Figure scripts
----------------

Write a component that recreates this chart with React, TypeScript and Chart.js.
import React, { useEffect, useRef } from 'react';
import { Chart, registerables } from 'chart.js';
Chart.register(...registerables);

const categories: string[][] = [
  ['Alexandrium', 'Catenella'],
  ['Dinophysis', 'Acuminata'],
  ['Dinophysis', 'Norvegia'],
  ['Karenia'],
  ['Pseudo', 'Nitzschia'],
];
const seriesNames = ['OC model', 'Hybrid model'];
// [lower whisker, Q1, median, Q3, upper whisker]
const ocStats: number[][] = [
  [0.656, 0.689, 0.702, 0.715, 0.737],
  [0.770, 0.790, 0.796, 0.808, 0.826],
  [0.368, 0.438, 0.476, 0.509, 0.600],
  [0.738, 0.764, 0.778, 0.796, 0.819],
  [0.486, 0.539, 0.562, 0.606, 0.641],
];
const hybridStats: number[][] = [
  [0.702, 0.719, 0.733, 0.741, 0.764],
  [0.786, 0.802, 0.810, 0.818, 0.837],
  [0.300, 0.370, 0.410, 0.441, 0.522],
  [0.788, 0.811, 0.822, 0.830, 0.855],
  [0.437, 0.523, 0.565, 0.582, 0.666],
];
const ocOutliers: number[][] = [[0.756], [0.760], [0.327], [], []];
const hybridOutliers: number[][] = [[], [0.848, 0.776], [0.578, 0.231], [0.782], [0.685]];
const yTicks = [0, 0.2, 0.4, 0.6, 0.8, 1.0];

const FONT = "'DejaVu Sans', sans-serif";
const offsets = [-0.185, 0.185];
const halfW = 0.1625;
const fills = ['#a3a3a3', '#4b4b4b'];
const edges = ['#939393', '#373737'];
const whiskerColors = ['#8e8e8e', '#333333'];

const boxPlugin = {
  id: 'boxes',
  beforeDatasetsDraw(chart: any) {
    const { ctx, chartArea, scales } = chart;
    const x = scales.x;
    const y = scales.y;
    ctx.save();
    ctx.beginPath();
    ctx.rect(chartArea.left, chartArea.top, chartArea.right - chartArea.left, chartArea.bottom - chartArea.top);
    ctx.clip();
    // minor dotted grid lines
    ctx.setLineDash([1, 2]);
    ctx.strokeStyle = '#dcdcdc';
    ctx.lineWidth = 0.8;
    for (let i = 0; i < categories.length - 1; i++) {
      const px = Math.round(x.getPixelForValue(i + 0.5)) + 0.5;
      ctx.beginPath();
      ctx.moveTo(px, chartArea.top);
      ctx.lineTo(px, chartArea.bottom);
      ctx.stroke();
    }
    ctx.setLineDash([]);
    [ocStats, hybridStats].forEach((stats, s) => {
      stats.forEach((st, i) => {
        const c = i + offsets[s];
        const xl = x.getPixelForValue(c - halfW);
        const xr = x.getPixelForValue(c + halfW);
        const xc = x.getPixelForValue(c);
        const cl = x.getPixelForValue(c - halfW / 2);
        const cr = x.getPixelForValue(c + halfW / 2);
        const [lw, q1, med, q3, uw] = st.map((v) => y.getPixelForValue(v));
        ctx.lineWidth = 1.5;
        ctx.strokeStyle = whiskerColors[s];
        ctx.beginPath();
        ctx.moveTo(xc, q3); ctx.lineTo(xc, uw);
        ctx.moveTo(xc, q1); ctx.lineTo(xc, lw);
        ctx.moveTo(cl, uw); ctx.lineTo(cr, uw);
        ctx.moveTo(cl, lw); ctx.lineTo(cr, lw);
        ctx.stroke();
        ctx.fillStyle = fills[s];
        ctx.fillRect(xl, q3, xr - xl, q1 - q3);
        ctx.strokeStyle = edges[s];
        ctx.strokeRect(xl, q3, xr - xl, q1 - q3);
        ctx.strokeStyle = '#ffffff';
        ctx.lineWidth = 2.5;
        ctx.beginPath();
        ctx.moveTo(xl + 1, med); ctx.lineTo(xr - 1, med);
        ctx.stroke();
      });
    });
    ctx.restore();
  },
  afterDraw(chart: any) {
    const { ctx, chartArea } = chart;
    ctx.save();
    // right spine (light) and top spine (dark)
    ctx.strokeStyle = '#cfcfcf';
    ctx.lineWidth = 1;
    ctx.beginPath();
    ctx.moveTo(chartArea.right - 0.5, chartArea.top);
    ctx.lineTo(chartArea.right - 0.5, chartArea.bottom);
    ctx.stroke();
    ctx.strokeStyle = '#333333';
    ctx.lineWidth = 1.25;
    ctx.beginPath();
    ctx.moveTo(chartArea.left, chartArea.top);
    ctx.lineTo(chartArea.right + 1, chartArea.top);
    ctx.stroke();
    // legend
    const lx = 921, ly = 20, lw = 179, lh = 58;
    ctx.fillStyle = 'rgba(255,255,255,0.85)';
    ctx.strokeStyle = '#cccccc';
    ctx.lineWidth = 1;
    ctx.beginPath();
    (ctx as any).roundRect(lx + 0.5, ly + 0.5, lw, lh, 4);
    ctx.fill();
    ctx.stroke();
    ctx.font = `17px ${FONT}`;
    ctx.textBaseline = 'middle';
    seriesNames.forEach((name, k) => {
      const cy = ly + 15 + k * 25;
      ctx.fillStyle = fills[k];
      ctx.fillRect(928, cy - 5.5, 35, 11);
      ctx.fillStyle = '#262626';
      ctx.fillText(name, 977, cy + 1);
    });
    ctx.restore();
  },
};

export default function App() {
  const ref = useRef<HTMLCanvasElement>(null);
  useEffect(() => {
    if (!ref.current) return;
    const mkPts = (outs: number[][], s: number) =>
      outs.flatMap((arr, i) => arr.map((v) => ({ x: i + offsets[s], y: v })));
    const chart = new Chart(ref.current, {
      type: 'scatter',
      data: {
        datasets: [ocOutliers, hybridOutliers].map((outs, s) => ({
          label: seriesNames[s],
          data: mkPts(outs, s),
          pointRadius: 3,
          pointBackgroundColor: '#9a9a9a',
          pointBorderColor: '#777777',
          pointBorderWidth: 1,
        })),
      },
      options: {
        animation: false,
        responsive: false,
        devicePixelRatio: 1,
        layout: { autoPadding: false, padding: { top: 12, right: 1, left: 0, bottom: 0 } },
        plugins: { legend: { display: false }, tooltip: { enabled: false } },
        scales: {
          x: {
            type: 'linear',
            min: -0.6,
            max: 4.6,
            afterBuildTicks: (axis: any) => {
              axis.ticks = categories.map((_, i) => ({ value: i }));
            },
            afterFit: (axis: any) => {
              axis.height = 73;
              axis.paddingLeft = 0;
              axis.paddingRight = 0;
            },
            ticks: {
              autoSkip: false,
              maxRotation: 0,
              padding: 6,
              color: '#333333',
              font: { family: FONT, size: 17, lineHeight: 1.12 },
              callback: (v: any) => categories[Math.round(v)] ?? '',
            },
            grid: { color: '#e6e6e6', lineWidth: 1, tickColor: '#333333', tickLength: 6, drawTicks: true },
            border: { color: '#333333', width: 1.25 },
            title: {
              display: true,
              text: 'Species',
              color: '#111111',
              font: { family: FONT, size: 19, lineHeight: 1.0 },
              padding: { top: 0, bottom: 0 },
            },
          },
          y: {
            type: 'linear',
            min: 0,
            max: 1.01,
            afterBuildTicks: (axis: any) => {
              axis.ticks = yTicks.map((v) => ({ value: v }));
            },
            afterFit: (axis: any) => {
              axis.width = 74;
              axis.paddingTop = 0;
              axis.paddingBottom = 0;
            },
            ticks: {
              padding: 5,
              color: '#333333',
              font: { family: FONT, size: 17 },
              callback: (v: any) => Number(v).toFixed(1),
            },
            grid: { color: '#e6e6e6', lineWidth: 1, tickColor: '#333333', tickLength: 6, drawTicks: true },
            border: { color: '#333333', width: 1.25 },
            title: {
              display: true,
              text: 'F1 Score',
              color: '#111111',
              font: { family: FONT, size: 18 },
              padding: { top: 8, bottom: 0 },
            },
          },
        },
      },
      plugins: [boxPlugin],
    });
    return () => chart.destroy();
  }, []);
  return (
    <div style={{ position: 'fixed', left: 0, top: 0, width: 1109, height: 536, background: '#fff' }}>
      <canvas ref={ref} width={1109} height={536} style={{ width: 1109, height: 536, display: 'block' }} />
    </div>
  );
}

----------------

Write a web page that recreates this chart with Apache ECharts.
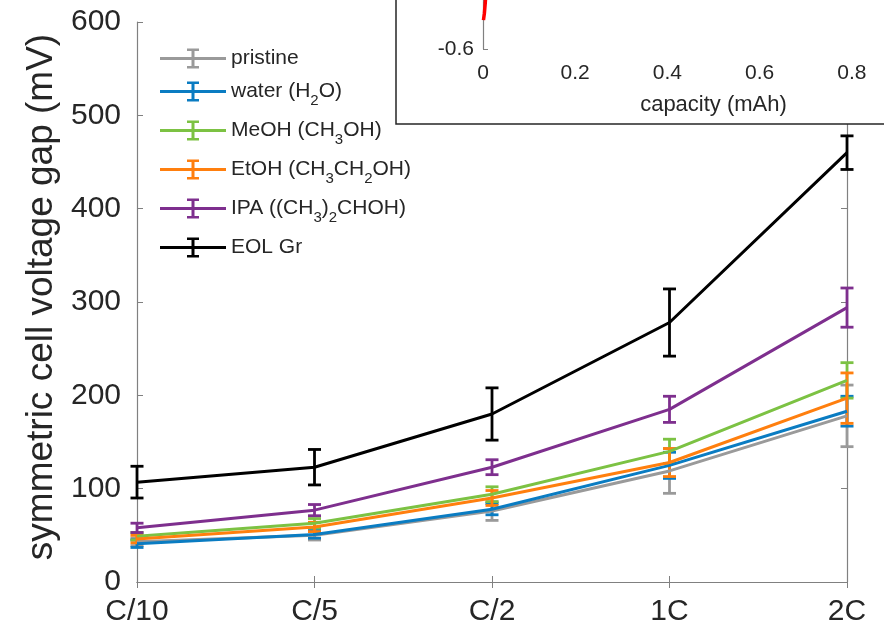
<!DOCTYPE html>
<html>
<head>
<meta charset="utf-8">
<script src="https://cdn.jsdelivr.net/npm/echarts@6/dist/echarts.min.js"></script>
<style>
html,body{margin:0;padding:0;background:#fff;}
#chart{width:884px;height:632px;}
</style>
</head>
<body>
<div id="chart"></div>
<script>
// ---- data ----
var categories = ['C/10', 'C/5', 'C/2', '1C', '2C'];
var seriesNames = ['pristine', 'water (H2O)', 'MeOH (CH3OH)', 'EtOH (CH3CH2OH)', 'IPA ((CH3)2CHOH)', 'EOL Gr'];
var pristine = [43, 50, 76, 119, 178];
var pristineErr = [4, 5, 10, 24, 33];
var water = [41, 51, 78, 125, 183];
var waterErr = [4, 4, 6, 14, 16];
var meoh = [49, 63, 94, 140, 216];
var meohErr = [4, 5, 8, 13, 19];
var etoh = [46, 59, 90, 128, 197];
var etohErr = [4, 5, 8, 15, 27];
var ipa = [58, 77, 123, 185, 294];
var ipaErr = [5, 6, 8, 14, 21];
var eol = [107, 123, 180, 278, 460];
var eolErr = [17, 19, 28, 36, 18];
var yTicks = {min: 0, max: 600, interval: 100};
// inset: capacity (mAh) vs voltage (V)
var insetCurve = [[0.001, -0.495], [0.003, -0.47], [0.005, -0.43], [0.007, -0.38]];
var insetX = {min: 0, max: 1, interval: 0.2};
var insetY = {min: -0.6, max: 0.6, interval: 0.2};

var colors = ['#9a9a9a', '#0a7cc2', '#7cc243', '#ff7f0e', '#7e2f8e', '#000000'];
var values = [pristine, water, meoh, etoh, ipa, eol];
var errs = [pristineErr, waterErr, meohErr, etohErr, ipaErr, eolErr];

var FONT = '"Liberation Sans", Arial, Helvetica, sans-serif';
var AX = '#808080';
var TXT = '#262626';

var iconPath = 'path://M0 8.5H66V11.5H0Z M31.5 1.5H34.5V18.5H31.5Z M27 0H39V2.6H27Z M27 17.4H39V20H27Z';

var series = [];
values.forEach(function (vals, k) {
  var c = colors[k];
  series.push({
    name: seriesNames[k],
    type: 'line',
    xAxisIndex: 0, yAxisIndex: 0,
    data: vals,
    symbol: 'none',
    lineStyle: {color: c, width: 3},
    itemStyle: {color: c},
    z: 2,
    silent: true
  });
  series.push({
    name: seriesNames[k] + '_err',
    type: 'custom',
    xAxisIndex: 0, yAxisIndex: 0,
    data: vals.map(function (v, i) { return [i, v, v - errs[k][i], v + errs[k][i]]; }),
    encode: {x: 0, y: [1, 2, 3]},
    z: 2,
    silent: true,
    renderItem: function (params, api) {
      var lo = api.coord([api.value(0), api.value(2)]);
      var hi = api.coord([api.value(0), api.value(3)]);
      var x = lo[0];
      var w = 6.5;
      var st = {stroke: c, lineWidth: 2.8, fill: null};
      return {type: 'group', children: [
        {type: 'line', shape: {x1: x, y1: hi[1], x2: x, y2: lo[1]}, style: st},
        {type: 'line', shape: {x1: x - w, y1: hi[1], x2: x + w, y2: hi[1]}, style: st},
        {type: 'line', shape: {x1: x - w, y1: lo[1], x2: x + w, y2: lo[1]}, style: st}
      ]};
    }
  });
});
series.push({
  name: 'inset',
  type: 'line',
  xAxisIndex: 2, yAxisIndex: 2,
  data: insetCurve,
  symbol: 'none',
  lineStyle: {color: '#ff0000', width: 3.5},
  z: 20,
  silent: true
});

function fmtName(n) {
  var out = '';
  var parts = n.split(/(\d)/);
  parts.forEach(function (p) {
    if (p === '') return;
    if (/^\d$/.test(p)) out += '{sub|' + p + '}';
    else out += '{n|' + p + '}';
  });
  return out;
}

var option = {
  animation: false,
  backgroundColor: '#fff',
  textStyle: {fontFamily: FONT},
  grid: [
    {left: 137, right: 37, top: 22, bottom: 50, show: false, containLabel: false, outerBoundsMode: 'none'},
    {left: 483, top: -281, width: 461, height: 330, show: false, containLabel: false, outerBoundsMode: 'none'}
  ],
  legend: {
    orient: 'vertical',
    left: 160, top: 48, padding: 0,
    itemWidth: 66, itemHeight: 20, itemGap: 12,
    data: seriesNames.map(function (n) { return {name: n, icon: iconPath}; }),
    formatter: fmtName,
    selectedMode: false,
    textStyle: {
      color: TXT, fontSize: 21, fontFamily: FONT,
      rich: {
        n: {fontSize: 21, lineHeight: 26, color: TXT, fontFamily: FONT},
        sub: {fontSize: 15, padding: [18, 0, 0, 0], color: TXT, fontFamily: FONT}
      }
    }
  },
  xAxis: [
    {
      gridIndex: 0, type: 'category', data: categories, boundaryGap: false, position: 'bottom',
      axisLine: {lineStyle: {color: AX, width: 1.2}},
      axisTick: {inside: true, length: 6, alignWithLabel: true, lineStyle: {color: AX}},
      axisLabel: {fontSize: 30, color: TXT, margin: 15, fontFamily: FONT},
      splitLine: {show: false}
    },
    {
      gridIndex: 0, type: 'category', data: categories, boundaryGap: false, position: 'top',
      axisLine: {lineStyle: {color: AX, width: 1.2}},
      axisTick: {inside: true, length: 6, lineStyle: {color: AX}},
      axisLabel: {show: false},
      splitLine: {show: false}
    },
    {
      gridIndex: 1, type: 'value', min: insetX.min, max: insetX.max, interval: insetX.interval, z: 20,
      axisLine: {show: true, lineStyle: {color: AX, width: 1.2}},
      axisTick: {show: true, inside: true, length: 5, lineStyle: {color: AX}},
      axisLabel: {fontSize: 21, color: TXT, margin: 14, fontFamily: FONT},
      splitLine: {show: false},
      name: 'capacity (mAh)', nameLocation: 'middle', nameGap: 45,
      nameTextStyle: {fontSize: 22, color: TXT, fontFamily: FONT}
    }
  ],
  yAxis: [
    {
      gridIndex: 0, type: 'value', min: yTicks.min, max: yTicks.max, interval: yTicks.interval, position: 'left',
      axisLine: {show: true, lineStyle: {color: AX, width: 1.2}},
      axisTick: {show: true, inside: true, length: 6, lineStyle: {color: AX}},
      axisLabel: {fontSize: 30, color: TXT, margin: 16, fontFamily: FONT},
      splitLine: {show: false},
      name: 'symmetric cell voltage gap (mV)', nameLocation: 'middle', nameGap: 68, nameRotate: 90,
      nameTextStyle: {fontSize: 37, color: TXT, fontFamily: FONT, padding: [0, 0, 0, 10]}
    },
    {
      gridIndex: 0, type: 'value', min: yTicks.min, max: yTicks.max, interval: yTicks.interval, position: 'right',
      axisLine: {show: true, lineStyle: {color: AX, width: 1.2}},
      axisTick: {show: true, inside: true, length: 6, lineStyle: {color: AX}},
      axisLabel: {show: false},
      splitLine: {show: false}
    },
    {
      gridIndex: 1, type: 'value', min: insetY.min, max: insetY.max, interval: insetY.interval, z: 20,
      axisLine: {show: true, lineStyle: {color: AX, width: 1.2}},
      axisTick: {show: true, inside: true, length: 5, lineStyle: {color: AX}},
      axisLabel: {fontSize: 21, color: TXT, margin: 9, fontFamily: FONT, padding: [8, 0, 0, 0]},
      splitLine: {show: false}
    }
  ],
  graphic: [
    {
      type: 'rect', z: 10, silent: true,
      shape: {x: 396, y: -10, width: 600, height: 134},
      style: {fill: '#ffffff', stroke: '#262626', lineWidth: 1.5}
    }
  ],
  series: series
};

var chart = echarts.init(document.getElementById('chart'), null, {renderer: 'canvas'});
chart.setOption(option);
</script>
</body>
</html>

----------------

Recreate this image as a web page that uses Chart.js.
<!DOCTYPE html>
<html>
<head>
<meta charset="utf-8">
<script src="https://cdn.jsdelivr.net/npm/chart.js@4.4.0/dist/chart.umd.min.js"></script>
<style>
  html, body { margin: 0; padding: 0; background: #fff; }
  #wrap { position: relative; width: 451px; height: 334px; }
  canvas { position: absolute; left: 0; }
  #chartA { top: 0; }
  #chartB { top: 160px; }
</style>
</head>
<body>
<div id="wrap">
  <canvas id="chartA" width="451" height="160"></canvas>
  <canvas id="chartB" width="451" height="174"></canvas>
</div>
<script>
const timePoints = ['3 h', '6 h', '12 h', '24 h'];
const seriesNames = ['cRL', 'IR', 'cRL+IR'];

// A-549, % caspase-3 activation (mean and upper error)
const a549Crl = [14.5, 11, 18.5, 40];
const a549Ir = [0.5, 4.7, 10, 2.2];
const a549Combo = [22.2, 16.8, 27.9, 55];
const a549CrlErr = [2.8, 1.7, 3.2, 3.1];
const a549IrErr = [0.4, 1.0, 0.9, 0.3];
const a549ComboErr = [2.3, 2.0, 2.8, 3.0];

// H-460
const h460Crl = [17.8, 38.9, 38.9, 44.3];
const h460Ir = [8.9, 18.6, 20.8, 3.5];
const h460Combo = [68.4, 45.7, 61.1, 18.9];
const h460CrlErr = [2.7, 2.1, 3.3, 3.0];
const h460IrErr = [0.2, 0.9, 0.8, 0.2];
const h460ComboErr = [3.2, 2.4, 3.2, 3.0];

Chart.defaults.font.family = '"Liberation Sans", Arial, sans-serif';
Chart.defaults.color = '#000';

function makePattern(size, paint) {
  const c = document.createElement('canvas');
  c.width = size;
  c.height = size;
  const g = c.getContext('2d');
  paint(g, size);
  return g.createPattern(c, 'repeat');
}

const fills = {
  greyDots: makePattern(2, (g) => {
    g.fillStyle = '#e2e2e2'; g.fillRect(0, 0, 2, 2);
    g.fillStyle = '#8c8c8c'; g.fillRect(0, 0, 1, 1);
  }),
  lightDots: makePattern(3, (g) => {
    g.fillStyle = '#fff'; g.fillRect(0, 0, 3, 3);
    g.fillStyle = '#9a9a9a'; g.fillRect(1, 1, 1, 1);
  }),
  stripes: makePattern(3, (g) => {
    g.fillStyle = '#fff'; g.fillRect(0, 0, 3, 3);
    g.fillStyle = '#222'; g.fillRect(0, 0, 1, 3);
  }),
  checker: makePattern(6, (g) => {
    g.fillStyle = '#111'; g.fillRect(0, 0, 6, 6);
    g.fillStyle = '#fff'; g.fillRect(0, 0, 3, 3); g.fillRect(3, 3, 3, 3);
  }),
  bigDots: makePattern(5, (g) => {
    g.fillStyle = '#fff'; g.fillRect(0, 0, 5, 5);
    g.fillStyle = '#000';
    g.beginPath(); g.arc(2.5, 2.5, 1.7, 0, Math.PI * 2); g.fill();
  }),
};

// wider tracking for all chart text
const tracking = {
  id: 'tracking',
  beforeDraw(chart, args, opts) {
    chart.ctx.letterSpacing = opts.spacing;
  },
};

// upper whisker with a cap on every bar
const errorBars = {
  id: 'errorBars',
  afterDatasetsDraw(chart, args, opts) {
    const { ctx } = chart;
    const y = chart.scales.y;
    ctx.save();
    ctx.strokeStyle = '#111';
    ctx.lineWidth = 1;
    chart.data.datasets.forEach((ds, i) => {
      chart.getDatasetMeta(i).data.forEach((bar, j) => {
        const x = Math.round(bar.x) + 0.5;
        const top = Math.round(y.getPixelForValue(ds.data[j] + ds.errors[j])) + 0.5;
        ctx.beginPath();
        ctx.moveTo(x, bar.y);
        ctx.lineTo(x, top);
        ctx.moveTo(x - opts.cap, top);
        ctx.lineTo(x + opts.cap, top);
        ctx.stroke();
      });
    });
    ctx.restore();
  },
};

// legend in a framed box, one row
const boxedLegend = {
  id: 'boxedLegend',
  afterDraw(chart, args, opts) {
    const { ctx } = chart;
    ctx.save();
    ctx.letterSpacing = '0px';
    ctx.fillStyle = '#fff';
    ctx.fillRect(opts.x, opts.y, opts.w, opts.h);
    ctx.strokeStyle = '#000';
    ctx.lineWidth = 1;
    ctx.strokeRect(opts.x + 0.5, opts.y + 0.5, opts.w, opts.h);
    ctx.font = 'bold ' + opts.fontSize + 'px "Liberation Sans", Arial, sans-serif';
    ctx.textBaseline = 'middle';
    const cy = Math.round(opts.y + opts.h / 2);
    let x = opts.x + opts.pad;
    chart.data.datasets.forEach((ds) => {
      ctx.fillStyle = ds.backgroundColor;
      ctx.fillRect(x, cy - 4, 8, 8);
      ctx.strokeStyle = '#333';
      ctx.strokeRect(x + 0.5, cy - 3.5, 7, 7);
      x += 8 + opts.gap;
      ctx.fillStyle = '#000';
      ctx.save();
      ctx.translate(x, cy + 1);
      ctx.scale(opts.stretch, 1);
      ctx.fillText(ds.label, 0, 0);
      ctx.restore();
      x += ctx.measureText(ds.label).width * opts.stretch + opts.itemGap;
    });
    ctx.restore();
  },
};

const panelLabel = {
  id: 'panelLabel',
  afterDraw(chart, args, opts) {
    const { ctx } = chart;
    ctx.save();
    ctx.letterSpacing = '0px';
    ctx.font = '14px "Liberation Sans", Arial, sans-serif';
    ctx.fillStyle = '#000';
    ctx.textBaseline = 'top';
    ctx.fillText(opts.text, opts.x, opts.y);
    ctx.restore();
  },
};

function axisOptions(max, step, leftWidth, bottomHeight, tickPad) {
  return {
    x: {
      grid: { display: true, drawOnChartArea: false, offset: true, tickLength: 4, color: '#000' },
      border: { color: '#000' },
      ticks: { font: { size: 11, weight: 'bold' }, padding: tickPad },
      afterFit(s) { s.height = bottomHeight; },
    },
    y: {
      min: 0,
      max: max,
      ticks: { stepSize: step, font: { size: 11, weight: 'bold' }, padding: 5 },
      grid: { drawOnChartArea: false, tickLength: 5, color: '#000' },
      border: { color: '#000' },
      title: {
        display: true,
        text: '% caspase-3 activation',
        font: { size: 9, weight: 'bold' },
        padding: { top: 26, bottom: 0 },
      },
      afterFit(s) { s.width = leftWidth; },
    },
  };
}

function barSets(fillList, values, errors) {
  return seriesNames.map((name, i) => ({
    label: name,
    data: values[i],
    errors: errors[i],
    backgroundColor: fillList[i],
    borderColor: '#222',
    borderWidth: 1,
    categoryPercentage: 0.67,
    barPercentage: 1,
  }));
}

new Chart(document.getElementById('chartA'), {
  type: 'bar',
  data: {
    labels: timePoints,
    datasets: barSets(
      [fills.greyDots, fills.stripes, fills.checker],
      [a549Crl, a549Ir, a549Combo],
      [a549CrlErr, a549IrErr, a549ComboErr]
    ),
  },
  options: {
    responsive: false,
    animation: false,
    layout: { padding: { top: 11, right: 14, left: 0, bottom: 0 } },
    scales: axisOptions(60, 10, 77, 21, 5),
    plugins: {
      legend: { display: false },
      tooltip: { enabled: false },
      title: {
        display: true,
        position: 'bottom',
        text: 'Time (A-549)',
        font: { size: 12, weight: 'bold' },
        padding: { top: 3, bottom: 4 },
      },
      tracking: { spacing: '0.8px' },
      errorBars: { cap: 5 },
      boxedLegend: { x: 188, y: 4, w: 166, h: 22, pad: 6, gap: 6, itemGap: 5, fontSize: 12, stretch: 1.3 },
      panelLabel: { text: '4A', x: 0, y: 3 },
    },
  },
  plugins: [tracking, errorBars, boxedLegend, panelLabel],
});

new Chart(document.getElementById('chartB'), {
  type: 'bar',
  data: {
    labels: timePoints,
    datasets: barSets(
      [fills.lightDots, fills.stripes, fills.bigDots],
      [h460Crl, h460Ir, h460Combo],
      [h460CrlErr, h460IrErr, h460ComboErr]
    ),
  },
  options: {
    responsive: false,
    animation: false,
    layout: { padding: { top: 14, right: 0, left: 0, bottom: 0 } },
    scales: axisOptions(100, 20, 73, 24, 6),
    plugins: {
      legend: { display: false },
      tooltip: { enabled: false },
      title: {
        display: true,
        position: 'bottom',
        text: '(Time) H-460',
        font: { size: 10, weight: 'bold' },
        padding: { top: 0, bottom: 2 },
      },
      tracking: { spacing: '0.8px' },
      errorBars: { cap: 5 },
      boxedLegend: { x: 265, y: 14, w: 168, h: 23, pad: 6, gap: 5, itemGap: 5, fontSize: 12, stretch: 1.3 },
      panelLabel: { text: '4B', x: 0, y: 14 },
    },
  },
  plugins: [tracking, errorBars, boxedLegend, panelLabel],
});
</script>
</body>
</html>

----------------

** GOAL OF THE EXERCISE **
Copy out exactly the lines from the one containing "Write a component" to the one containing "Chart.register(...registerables);", both ends inclusive.

** SOLUTION **
Write a component that recreates this chart with React, TypeScript and Chart.js.
import React, { useEffect, useRef } from 'react';
import { Chart, registerables } from 'chart.js';
Chart.register(...registerables);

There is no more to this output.